To follow Jesus (Greek word for ‘Follow’ is akoloutheo; acolyte – I follow), which means to accompany, go with Him. To follow Christ involves ongoing fellowship (intimate connection) with him, not occasional and temporary following. It is more than selective or passive involvement and beyond situational but engages in an intimate relationship. The relational process of Jesus-John fellowship is characterized by intimate trust. That is the fundamental way Jesus wants us to relate to him and the working paradigm involved with him.
Disciple to Friend to Family:
The progression of following Jesus for John involves the process of the intimate relationship, which develops from being a disciple to a friend to a family member. As the disciples’ intimacy with Jesus grows, a change occurs in the relationship’s status, becoming a relationship between friends (John 15:15). There are different types of friends. Still, in the world of biblical times, the main ideas of friendship included:
- Honesty of purpose
- Mutual sharing of all possessions,
- Confidentially and ability to share everything with a friend in confidence.
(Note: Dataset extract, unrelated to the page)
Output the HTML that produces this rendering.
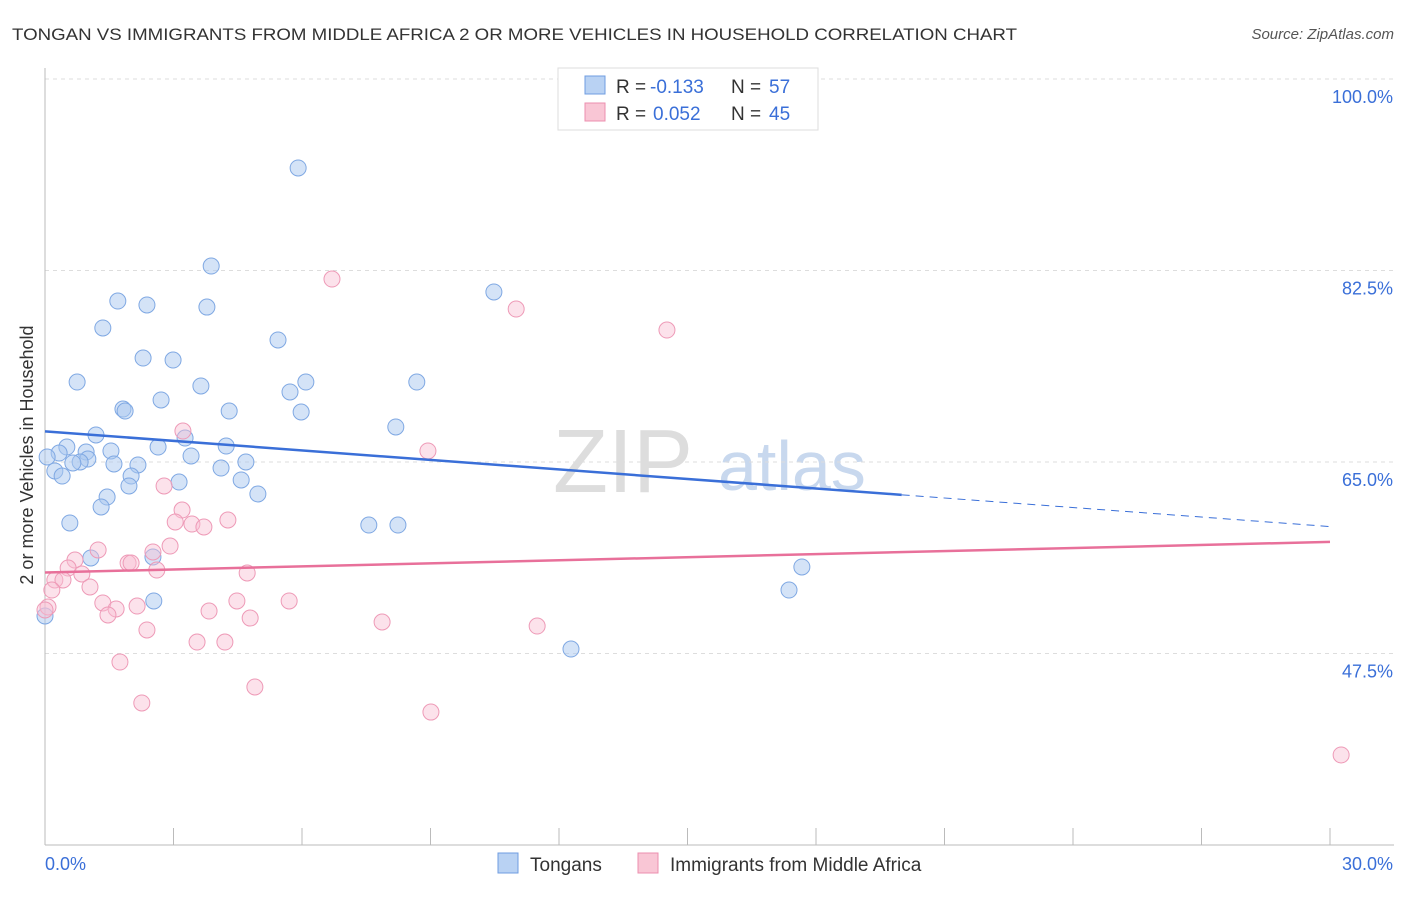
<!DOCTYPE html>
<html><head><meta charset="utf-8"><style>
body{margin:0;background:#fff;font-family:"Liberation Sans",sans-serif}
svg text{font-family:"Liberation Sans",sans-serif}
</style></head><body>
<svg width="1406" height="892">
<text x="12" y="40" font-size="17" fill="#333" textLength="1005" lengthAdjust="spacingAndGlyphs">TONGAN VS IMMIGRANTS FROM MIDDLE AFRICA 2 OR MORE VEHICLES IN HOUSEHOLD CORRELATION CHART</text>
<text x="1394" y="39" font-size="15" fill="#555" font-style="italic" text-anchor="end">Source: ZipAtlas.com</text>
<text x="553" y="492" font-size="90" fill="#ddd" font-family="Liberation Serif">ZIP</text>
<text x="718" y="490" font-size="70" fill="#c8d8ee">atlas</text>
<g id="grid"></g><g id="axes"></g><g id="pts"></g><g id="lines"></g>
<text transform="translate(33,455) rotate(-90)" font-size="18" fill="#333" text-anchor="middle">2 or more Vehicles in Household</text>
<text x="45" y="870" font-size="18" fill="#3a6fd8">0.0%</text>
<text x="1393" y="870" font-size="18" fill="#3a6fd8" text-anchor="end">30.0%</text>
<g>
<rect x="558" y="68" width="260" height="62" fill="#fff" stroke="#ddd"/>
<rect x="585" y="76" width="20" height="18" fill="#b9d2f3" stroke="#6f9ce0"/>
<rect x="585" y="103" width="20" height="18" fill="#f9c6d5" stroke="#ec8faf"/>
<text x="616" y="93" font-size="19" fill="#333">R =</text>
<text x="650" y="93" font-size="19" fill="#3a6fd8">-0.133</text>
<text x="731" y="93" font-size="19" fill="#333">N =</text>
<text x="769" y="93" font-size="19" fill="#3a6fd8">57</text>
<text x="616" y="120" font-size="19" fill="#333">R =</text>
<text x="653" y="120" font-size="19" fill="#3a6fd8">0.052</text>
<text x="731" y="120" font-size="19" fill="#333">N =</text>
<text x="769" y="120" font-size="19" fill="#3a6fd8">45</text>
</g>
<g>
<rect x="498" y="853" width="20" height="20" fill="#b9d2f3" stroke="#6f9ce0"/>
<text x="530" y="871" font-size="19" fill="#333">Tongans</text>
<rect x="638" y="853" width="20" height="20" fill="#f9c6d5" stroke="#ec8faf"/>
<text x="670" y="871" font-size="19" fill="#333">Immigrants from Middle Africa</text>
</g>
</svg>
<script>
const yTicks=[100,82.5,65,47.5];
const xTicks=[0,3,6,9,12,15,18,21,24,27,30];
const bluePx=[[298,168],[211,266],[494,292],[118,301],[147,305],[207,307],[103,328],[278,340],[143,358],[173,360],[77,382],[201,386],[306,382],[417,382],[290,392],[161,400],[123,409],[125,411],[229,411],[301,412],[396,427],[96,435],[185,438],[67,447],[59,453],[158,447],[226,446],[111,451],[86,452],[88,459],[80,462],[73,463],[47,457],[114,464],[138,465],[191,456],[246,462],[55,471],[62,476],[221,468],[131,476],[241,480],[179,482],[129,486],[258,494],[107,497],[101,507],[70,523],[369,525],[398,525],[91,558],[153,557],[802,567],[789,590],[154,601],[571,649],[45,616]];
const pinkPx=[[332,279],[516,309],[667,330],[183,431],[428,451],[164,486],[182,510],[175,522],[228,520],[192,524],[204,527],[170,546],[98,550],[153,552],[75,560],[128,563],[131,563],[68,568],[157,570],[247,573],[55,580],[82,574],[63,580],[90,587],[52,590],[48,607],[237,601],[289,601],[103,603],[137,606],[116,609],[209,611],[108,615],[250,618],[382,622],[537,626],[147,630],[197,642],[225,642],[120,662],[255,687],[142,703],[431,712],[1341,755],[45,610]];
const blueX=bluePx.map(p=>+((p[0]-45)/1285*30).toFixed(2));
const blueY=bluePx.map(p=>+(100-(p[1]-79)/10.943).toFixed(2));
const pinkX=pinkPx.map(p=>+((p[0]-45)/1285*30).toFixed(2));
const pinkY=pinkPx.map(p=>+(100-(p[1]-79)/10.943).toFixed(2));
const blueTrend=[67.8,62.0,59.1];
const pinkTrend=[54.9,57.7];
const X=v=>45+v/30*1285, Y=v=>79+(100-v)*10.943;
const NS="http://www.w3.org/2000/svg";
function mk(tag,attrs,parent){const e=document.createElementNS(NS,tag);for(const k in attrs)e.setAttribute(k,attrs[k]);document.getElementById(parent).appendChild(e);return e;}
yTicks.forEach(t=>{
 const l=mk('line',{x1:45,x2:1394,y1:Y(t),y2:Y(t),stroke:'#ddd','stroke-dasharray':'4,4'},'grid');
 
 
 const tx=mk('text',{x:1393,y:Y(t)+24,'font-size':18,fill:'#3a6fd8','text-anchor':'end'},'grid');
 tx.textContent=t.toFixed(1)+'%';
 
 
});
const ax=mk('line',{x1:45,x2:1394,y1:845,y2:845,stroke:'#bbb'},'axes');


const ay=mk('line',{x1:45,x2:45,y1:68,y2:845,stroke:'#bbb'},'axes');


xTicks.forEach(t=>{
 const l=mk('line',{x1:X(t),x2:X(t),y1:828,y2:845,stroke:'#bbb'},'axes');
 
 
});
blueX.forEach((x,i)=>{
 const c=mk('circle',{cx:X(x),cy:Y(blueY[i]),r:8,fill:'rgba(170,200,240,0.5)',stroke:'#7fa8e3','stroke-width':1},'pts');
 
 
});
pinkX.forEach((x,i)=>{
 const c=mk('circle',{cx:X(x),cy:Y(pinkY[i]),r:8,fill:'rgba(248,190,210,0.45)',stroke:'#ee9ab7','stroke-width':1},'pts');
 
 
});
const b1=mk('line',{x1:X(0),y1:Y(blueTrend[0]),x2:X(20),y2:Y(blueTrend[1]),stroke:'#3a6fd8','stroke-width':2.5},'lines');


const b2=mk('line',{x1:X(20),y1:Y(blueTrend[1]),x2:X(30),y2:Y(blueTrend[2]),stroke:'#3a6fd8','stroke-width':1,'stroke-dasharray':'8,6'},'lines');


const p1=mk('line',{x1:X(0),y1:Y(pinkTrend[0]),x2:X(30),y2:Y(pinkTrend[1]),stroke:'#e8709a','stroke-width':2.5},'lines');


</script>
</body></html>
Jesus fulfills these ideals (Jn.15:13, Jn.15:9,11; 16:14-15, Jn.15:15; 16:12-13). He calls his disciples friends instead of treating them like servants. A servant might be loyal but would never experience intimate sharing. Love comes with a relational responsibility to respond as one can and should. That was the type of relationship between John and Jesus Christ. The one Jesus loved is called a friend of Jesus in Scripture, and he was given a one-of-a-kind gift from God that uniquely set him apart from the rest of Jesus’s followers.